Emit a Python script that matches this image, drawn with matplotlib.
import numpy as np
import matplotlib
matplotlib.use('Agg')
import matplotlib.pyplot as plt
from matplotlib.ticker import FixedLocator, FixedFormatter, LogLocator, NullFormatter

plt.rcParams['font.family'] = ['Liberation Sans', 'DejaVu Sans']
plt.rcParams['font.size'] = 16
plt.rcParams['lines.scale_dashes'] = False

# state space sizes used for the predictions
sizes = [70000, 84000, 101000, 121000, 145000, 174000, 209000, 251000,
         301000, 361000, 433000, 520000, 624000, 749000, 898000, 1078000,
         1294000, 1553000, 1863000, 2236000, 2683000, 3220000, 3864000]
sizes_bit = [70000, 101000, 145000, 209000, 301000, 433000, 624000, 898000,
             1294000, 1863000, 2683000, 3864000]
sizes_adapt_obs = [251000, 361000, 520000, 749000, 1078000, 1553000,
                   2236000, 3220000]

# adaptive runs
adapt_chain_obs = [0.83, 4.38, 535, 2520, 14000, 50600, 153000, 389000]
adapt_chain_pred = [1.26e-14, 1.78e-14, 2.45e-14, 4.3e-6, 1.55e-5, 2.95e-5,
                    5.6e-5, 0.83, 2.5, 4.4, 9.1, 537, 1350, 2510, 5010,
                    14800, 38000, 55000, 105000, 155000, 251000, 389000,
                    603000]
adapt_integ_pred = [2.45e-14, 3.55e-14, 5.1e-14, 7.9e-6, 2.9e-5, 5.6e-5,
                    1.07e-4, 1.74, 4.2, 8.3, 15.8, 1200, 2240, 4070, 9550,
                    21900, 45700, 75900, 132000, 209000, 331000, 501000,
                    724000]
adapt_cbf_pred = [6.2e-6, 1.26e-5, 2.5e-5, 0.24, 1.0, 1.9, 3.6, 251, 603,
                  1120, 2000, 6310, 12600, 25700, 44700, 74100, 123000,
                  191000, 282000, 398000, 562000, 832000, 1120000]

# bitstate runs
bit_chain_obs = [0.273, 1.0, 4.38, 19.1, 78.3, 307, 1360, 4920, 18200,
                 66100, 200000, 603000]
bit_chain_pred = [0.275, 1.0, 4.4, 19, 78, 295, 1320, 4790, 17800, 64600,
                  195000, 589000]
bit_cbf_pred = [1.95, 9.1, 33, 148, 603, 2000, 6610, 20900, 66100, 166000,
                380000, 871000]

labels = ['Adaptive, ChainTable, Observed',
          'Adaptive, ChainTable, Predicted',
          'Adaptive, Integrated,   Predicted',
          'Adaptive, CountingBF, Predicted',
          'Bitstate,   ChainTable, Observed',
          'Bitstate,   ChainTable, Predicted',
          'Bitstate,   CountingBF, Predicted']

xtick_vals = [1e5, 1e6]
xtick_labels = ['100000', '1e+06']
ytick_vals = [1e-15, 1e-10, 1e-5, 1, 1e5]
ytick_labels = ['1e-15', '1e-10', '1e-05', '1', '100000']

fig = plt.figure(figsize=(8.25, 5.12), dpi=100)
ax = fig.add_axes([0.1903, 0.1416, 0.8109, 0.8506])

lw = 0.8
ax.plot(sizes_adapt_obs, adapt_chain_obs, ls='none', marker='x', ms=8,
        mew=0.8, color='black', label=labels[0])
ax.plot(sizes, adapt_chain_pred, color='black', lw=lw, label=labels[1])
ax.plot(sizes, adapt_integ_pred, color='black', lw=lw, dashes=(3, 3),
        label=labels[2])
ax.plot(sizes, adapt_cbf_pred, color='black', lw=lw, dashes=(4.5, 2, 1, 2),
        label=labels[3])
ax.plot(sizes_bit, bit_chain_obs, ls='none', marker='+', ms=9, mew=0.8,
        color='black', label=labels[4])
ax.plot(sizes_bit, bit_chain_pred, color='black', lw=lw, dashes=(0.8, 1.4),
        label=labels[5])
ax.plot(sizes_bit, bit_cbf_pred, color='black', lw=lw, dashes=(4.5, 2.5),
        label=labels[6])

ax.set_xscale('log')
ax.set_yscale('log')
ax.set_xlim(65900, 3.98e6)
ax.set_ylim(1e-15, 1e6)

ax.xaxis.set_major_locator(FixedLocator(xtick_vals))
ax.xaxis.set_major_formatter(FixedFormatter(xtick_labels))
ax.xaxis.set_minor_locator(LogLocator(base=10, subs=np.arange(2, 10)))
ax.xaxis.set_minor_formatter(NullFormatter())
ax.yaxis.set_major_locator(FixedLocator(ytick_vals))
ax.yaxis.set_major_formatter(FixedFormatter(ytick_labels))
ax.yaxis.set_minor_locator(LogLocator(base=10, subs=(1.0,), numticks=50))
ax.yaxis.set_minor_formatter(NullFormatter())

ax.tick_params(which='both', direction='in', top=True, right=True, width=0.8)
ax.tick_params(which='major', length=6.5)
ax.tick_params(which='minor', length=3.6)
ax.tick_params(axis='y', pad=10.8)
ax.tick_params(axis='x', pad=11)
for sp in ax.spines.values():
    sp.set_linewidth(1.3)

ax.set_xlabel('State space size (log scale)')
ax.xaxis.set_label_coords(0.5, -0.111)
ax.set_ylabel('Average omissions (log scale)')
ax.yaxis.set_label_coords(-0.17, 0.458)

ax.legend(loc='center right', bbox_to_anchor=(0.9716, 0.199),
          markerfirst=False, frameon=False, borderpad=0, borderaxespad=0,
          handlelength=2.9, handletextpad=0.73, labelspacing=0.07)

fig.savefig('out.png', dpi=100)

----

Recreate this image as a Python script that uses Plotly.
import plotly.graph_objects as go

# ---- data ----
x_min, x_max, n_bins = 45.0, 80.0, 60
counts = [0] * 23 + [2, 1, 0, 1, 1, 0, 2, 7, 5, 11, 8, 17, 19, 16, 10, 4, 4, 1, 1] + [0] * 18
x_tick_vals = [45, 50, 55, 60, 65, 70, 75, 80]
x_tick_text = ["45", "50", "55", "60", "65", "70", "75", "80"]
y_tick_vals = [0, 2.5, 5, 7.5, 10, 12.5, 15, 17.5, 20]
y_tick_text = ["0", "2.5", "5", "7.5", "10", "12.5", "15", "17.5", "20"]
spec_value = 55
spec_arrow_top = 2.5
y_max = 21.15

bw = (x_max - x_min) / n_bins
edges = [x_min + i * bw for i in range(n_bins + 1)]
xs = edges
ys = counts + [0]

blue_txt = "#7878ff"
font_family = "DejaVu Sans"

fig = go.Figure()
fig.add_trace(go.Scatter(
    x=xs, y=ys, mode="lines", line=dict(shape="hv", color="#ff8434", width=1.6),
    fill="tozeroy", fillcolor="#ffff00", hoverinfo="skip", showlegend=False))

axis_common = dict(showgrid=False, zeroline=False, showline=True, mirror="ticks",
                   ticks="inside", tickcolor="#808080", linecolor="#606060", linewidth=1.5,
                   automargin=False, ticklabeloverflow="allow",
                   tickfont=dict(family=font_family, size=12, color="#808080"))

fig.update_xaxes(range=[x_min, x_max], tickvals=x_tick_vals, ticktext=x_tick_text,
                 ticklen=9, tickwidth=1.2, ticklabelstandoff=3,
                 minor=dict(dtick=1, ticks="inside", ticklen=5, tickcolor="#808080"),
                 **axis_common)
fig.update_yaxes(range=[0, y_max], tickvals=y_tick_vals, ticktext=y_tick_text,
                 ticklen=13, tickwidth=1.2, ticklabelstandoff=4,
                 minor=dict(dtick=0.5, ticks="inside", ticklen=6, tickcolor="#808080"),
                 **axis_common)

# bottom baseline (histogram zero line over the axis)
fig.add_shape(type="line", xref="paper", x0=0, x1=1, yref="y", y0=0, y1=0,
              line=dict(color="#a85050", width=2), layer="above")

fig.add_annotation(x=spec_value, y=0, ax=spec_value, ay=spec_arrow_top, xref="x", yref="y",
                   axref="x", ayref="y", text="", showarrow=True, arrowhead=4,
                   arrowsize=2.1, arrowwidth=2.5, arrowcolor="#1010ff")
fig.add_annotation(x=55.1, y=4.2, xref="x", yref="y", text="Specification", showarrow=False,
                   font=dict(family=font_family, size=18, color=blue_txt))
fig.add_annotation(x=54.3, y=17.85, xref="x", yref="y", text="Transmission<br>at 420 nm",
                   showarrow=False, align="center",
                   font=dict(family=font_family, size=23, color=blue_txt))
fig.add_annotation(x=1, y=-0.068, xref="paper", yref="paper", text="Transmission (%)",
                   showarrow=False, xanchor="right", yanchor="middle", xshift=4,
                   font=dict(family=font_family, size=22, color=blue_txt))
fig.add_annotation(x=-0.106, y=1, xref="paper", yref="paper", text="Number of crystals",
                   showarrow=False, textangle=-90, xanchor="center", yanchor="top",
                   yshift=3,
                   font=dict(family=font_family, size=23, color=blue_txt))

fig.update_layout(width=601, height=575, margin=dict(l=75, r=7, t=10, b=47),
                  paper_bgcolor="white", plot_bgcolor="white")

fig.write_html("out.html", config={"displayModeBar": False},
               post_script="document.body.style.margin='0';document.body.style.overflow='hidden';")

----

Stated goal: The line with "Emit a Python" marks the start and the line with "plt.rcParams['lines.scale_dashes'] = False" marks the end; transcribe every line in that stretch, unchanged.

Solution:
Emit a Python script that matches this image, drawn with matplotlib.
import numpy as np
import matplotlib
matplotlib.use('Agg')
import matplotlib.pyplot as plt
from matplotlib.ticker import FixedLocator, FixedFormatter, LogLocator, NullFormatter

plt.rcParams['font.family'] = ['Liberation Sans', 'DejaVu Sans']
plt.rcParams['font.size'] = 16
plt.rcParams['lines.scale_dashes'] = False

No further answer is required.